Читать «Любовные реки, семейные берега (Архетипические сюжеты семьи и рода)» онлайн - страница 52

Дмитрий Соколов

(Здесь очень частым сюжетом является такой: «мальчик» отвергает отца не сам по себе, по собственному критическому размышлению, а вслед за матерью, из солидарности (и идентификации) с ней. Про это, про «борьбу Родов» я еще напишу отдельную главу. Конечно, для мальчика, выросшего без отца, это тем более естественно – держать сторону единственно доступного родителя. Но когда дело подходит к половозрелости – это оказывается ужасно не выгодно. Очень рекомендуется, если так произошло, в процессе и ради возмужания «продать часть материнских акций» и на вырученные ресурсы «купить отцовские». Тупо, упрямо продираясь через всё его, отца, хамское несовершенство. Когда эти акции покупает сын, они, как правило, начинают сильно расти, простите мне метафорический ряд дядюшки Скруджа.)

Кстати, о дядюшках, good news: для многих из нас есть хороший шанс научиться мужественности и «мимо отца», но используя «отцовскую фигуру». Старший брат, дядя, отчим, учитель тоже способны передать эту штуку – в сущности, требуя при этом прохождения тех же стадий, с признанием и подчинением. Инициационные обряды традиционно проводил, кстати, не отец, а всякие подобные старшие мужчины.

И последний сюжет этого спектакля может поразить своей нелогичностью присутствующих дам и детей. Одним из главных признаков обретения мужественности является, в сущности, способность к мужской конкуренции, которая и является одним из требований к мужской роли времен патриархата и Кали-юги. «Выходным экзаменом» на то, что операция по принятию пола прошла успешно, является очень часто довольно силовое и насильственное установление границ отцовской власти. Успешный сыновний бунт, другими словами. Материальное и психологическое отделение, установление «собственного государства», в котором власть принадлежит уже не отцу и не матери, но тебе, такому борзому «уже не мальчику, но мужу».

Мрачная хиппи

Первая наша встреча была случайной и непримечательной. Я шел по берегу Черного моря, шел далеко, возвращаясь из Лисьей бухты домой. Людей я не видел уже часа полтора, когда вдруг из-за очередной скалы навстречу вышла дева, замотанная в тысячу одежек (а была жара, и я шел почти голый) и спросила у меня дорогу. Дорога была простая – по берегу моря, объяснять нечего, но мы остановились поговорить. В какой-то момент я спросил, как ее зовут, и она ответила: «Неживая»; а я чуть не поперхнулся. Вопрос «Это кто ж так тебя?» застрял у меня на губах. Потом я все-таки окультурил свое удивление во что-то вроде «Зачем же так живого человека называть?», но она печально улыбнулась и не стала отвечать. Мы еще поболтали пару минут и разошлись – она пошла в бухту, а я домой.

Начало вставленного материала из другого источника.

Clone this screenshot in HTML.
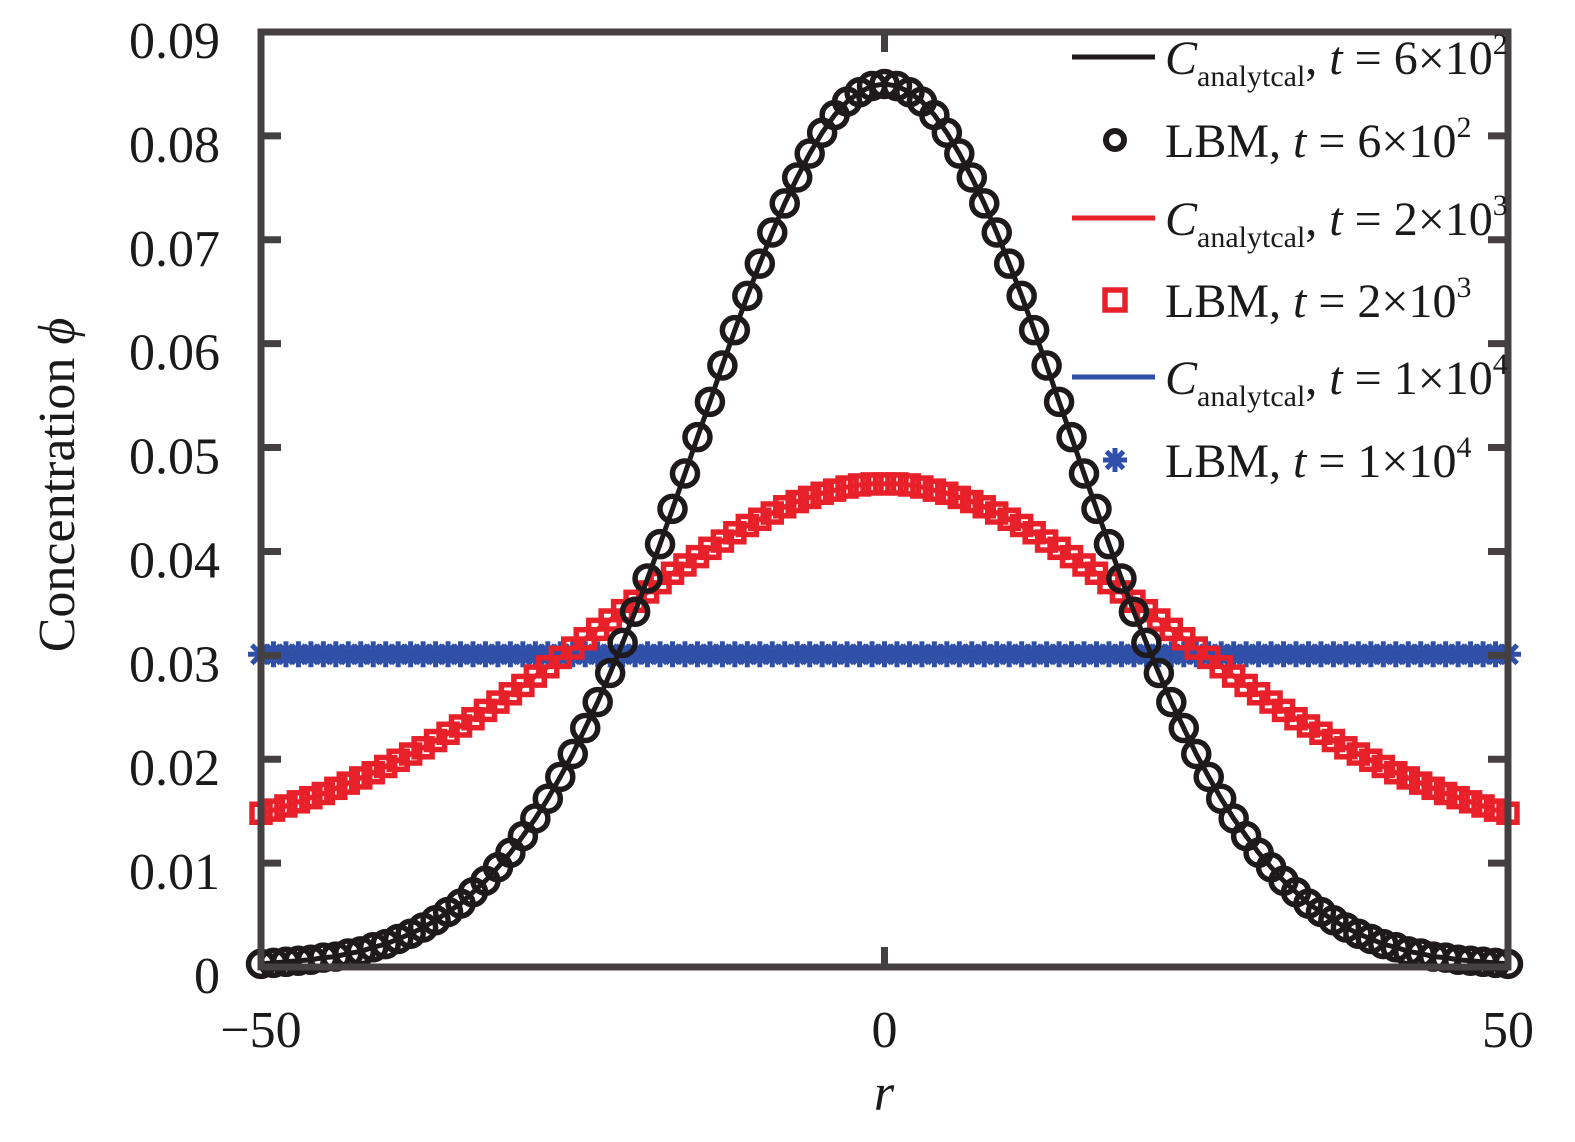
<!DOCTYPE html>
<html><head><meta charset="utf-8"><style>
html,body{margin:0;padding:0;background:#fff;}
svg{display:block;font-family:"Liberation Serif",serif;}
</style></head><body>
<svg id="chart" width="1575" height="1142" viewBox="0 0 1575 1142" xmlns="http://www.w3.org/2000/svg">
<g id="marks"></g>
<g id="axes"></g>
<g id="legend"></g>
</svg>
<script>
const rValues = [-50,-49,-48,-47,-46,-45,-44,-43,-42,-41,-40,-39,-38,-37,-36,-35,-34,-33,-32,-31,-30,-29,-28,-27,-26,-25,-24,-23,-22,-21,-20,-19,-18,-17,-16,-15,-14,-13,-12,-11,-10,-9,-8,-7,-6,-5,-4,-3,-2,-1,0,1,2,3,4,5,6,7,8,9,10,11,12,13,14,15,16,17,18,19,20,21,22,23,24,25,26,27,28,29,30,31,32,33,34,35,36,37,38,39,40,41,42,43,44,45,46,47,48,49,50];
const phiT600 = [0.0003,0.0004,0.0005,0.0006,0.0007,0.0009,0.0010,0.0013,0.0015,0.0019,0.0022,0.0027,0.0032,0.0038,0.0045,0.0053,0.0061,0.0072,0.0083,0.0096,0.0110,0.0126,0.0143,0.0162,0.0183,0.0205,0.0230,0.0255,0.0283,0.0312,0.0342,0.0374,0.0407,0.0441,0.0475,0.0510,0.0544,0.0579,0.0613,0.0646,0.0677,0.0707,0.0735,0.0760,0.0783,0.0803,0.0820,0.0833,0.0842,0.0848,0.0850,0.0848,0.0842,0.0833,0.0820,0.0803,0.0783,0.0760,0.0735,0.0707,0.0677,0.0646,0.0613,0.0579,0.0544,0.0510,0.0475,0.0441,0.0407,0.0374,0.0342,0.0312,0.0283,0.0255,0.0230,0.0205,0.0183,0.0162,0.0143,0.0126,0.0110,0.0096,0.0083,0.0072,0.0061,0.0053,0.0045,0.0038,0.0032,0.0027,0.0022,0.0019,0.0015,0.0013,0.0010,0.0009,0.0007,0.0006,0.0005,0.0004,0.0003];
const phiT2000 = [0.0148,0.0151,0.0155,0.0159,0.0163,0.0167,0.0172,0.0177,0.0182,0.0187,0.0193,0.0199,0.0205,0.0211,0.0218,0.0225,0.0232,0.0239,0.0247,0.0255,0.0263,0.0271,0.0280,0.0289,0.0298,0.0307,0.0316,0.0325,0.0334,0.0343,0.0352,0.0361,0.0370,0.0379,0.0387,0.0395,0.0403,0.0410,0.0418,0.0425,0.0431,0.0437,0.0443,0.0448,0.0452,0.0456,0.0459,0.0462,0.0464,0.0465,0.0465,0.0465,0.0464,0.0462,0.0459,0.0456,0.0452,0.0448,0.0443,0.0437,0.0431,0.0425,0.0418,0.0410,0.0403,0.0395,0.0387,0.0379,0.0370,0.0361,0.0352,0.0343,0.0334,0.0325,0.0316,0.0307,0.0298,0.0289,0.0280,0.0271,0.0263,0.0255,0.0247,0.0239,0.0232,0.0225,0.0218,0.0211,0.0205,0.0199,0.0193,0.0187,0.0182,0.0177,0.0172,0.0167,0.0163,0.0159,0.0155,0.0151,0.0148];
const phiT10000 = [0.0301,0.0301,0.0301,0.0301,0.0301,0.0301,0.0301,0.0301,0.0301,0.0301,0.0301,0.0301,0.0301,0.0301,0.0301,0.0301,0.0301,0.0301,0.0301,0.0301,0.0301,0.0301,0.0301,0.0301,0.0301,0.0301,0.0301,0.0301,0.0301,0.0301,0.0301,0.0301,0.0301,0.0301,0.0301,0.0301,0.0301,0.0301,0.0301,0.0301,0.0301,0.0301,0.0301,0.0301,0.0301,0.0301,0.0301,0.0301,0.0301,0.0301,0.0301,0.0301,0.0301,0.0301,0.0301,0.0301,0.0301,0.0301,0.0301,0.0301,0.0301,0.0301,0.0301,0.0301,0.0301,0.0301,0.0301,0.0301,0.0301,0.0301,0.0301,0.0301,0.0301,0.0301,0.0301,0.0301,0.0301,0.0301,0.0301,0.0301,0.0301,0.0301,0.0301,0.0301,0.0301,0.0301,0.0301,0.0301,0.0301,0.0301,0.0301,0.0301,0.0301,0.0301,0.0301,0.0301,0.0301,0.0301,0.0301,0.0301,0.0301];
const yTicks = [0,0.01,0.02,0.03,0.04,0.05,0.06,0.07,0.08,0.09];
const yTickLabels = ["0","0.01","0.02","0.03","0.04","0.05","0.06","0.07","0.08","0.09"];
const xTicks = [-50,0,50];
const xTickLabels = ["\u221250","0","50"];

const NS="http://www.w3.org/2000/svg";
const L=261,R=1508,T=32,B=967;
function xs(v){return L+(v+50)/100*(R-L);}
function ys(v){return B-v/0.09*(B-T);}
function mk(tag,attrs,parent){const e=document.createElementNS(NS,tag);for(const k in attrs)e.setAttribute(k,attrs[k]);parent.appendChild(e);return e;}
const marks=document.getElementById('marks'),axes=document.getElementById('axes'),legend=document.getElementById('legend');
const BLACK="#1e1a1b",RED="#e8202a",BLUE="#3050a8",AX="#444042";

function linePath(vals){return vals.map((v,i)=>(i?'L':'M')+xs(rValues[i]).toFixed(2)+','+ys(v).toFixed(2)).join('');}
function asterisk(cx,cy,s,parent){
  const g=mk('g',{},parent);
  for(let a=0;a<4;a++){const ang=a*Math.PI/4;
    mk('line',{x1:cx-s*Math.cos(ang),y1:cy-s*Math.sin(ang),x2:cx+s*Math.cos(ang),y2:cy+s*Math.sin(ang),stroke:BLUE,'stroke-width':5},g);}
  return g;
}
// blue
let p=mk('path',{d:linePath(phiT10000),fill:'none',stroke:BLUE,'stroke-width':5},marks);


phiT10000.forEach((v,i)=>{const g=asterisk(xs(rValues[i]),ys(v),13,marks);
  
  });
// red
p=mk('path',{d:linePath(phiT2000),fill:'none',stroke:RED,'stroke-width':5},marks);


phiT2000.forEach((v,i)=>{const e=mk('rect',{x:xs(rValues[i])-9,y:ys(v)-9,width:18,height:18,fill:'none',stroke:RED,'stroke-width':5.5},marks);
  
  });
// black
p=mk('path',{d:linePath(phiT600),fill:'none',stroke:BLACK,'stroke-width':5},marks);


phiT600.forEach((v,i)=>{const e=mk('circle',{cx:xs(rValues[i]),cy:ys(v),r:12.5,fill:'none',stroke:BLACK,'stroke-width':5.5},marks);
  
  });

// axes box
let box=mk('rect',{x:L,y:T,width:R-L,height:B-T,fill:'none',stroke:AX,'stroke-width':7},axes);


yTicks.forEach((v,i)=>{
  const y=ys(v);
  mk('line',{x1:L,y1:y,x2:L+20,y2:y,stroke:AX,'stroke-width':7},axes);
  mk('line',{x1:R,y1:y,x2:R-20,y2:y,stroke:AX,'stroke-width':7},axes);
  const t=mk('text',{x:220,y:y+26,'text-anchor':'end','font-size':52,fill:'#1a1a1a'},axes);
  t.textContent=yTickLabels[i];
  
  
});
xTicks.forEach((v,i)=>{
  const x=xs(v);
  mk('line',{x1:x,y1:B,x2:x,y2:B-20,stroke:AX,'stroke-width':7},axes);
  mk('line',{x1:x,y1:T,x2:x,y2:T+20,stroke:AX,'stroke-width':7},axes);
  const t=mk('text',{x:x,y:1047,'text-anchor':'middle','font-size':52,fill:'#1a1a1a'},axes);
  t.textContent=xTickLabels[i];
  
  
});
let xt=mk('text',{x:884,y:1110,'text-anchor':'middle','font-size':52,'font-style':'italic',fill:'#1a1a1a'},axes);
xt.textContent='r';


let yt=mk('text',{x:0,y:0,'text-anchor':'middle','font-size':52,fill:'#1a1a1a',transform:'translate(74,485) rotate(-90)'},axes);
yt.innerHTML='Concentration <tspan font-style="italic">\u03d5</tspan>';



// legend
const rows=[
 {y:57,kind:'line',color:BLACK,lbl:'C',t:'6\u00d710',e:'2'},
 {y:140,kind:'circle',color:BLACK,lbl:'LBM',t:'6\u00d710',e:'2'},
 {y:218,kind:'line',color:RED,lbl:'C',t:'2\u00d710',e:'3'},
 {y:300,kind:'square',color:RED,lbl:'LBM',t:'2\u00d710',e:'3'},
 {y:377,kind:'line',color:BLUE,lbl:'C',t:'1\u00d710',e:'4'},
 {y:460,kind:'star',color:BLUE,lbl:'LBM',t:'1\u00d710',e:'4'}
];
rows.forEach(r=>{
  const g=mk('g',{},legend);
  
  
  if(r.kind==='line') mk('line',{x1:1072,y1:r.y,x2:1155,y2:r.y,stroke:r.color,'stroke-width':5},g);
  else if(r.kind==='circle') mk('circle',{cx:1115,cy:r.y,r:9,fill:'none',stroke:r.color,'stroke-width':6},g);
  else if(r.kind==='square') mk('rect',{x:1105,y:r.y-10,width:20,height:20,fill:'none',stroke:r.color,'stroke-width':5.5},g);
  else asterisk(1115,r.y,12,g);
  const t=mk('text',{x:1165,y:r.y+17,'font-size':48,fill:'#1a1a1a'},g);
  if(r.lbl==='C'){
    t.innerHTML='<tspan font-style="italic">C</tspan><tspan font-size="30" dy="12">analytcal</tspan><tspan dy="-12">, </tspan><tspan font-style="italic">t</tspan> = '+r.t+'<tspan font-size="30" dy="-20">'+r.e+'</tspan>';
  } else {
    t.innerHTML='LBM, <tspan font-style="italic">t</tspan> = '+r.t+'<tspan font-size="30" dy="-20">'+r.e+'</tspan>';
  }
});
</script>
</body></html>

Только через год мы встретились снова. Я делал в Лисьей бухте такой маленький семинарчик, почти что только для своих, и вот там появилась «Неживая». Одета она по-прежнему была в ворох брезента – ну или как там называются эти походные ткани. В поэтическом смысле, короче, это был брезент, всякие плотные цвета хаки и черные походные одежки; очень, вероятно, удобные для Заполярья, но в моем вкусе несколько тяжеловатые для Крыма. Пока она сидела в сторонке, все было почти адекватно, но когда пошли телесные упражнения, то стало тяжело. Облегчить костюм ей было тяжко; но это было полбеды. Настоящей проблемой было для нее позволить кому-нибудь ее касаться. Упражнения были массажные, а она чужое прикосновение почти что не могла выдержать. На второй день она даже стала стараться «расслабиться», но когда народ стал дотрагиваться до нее, то у нее начались пароксизмы щекотки, она дергалась, нервно хихикала и, короче, для массажа была непригодной.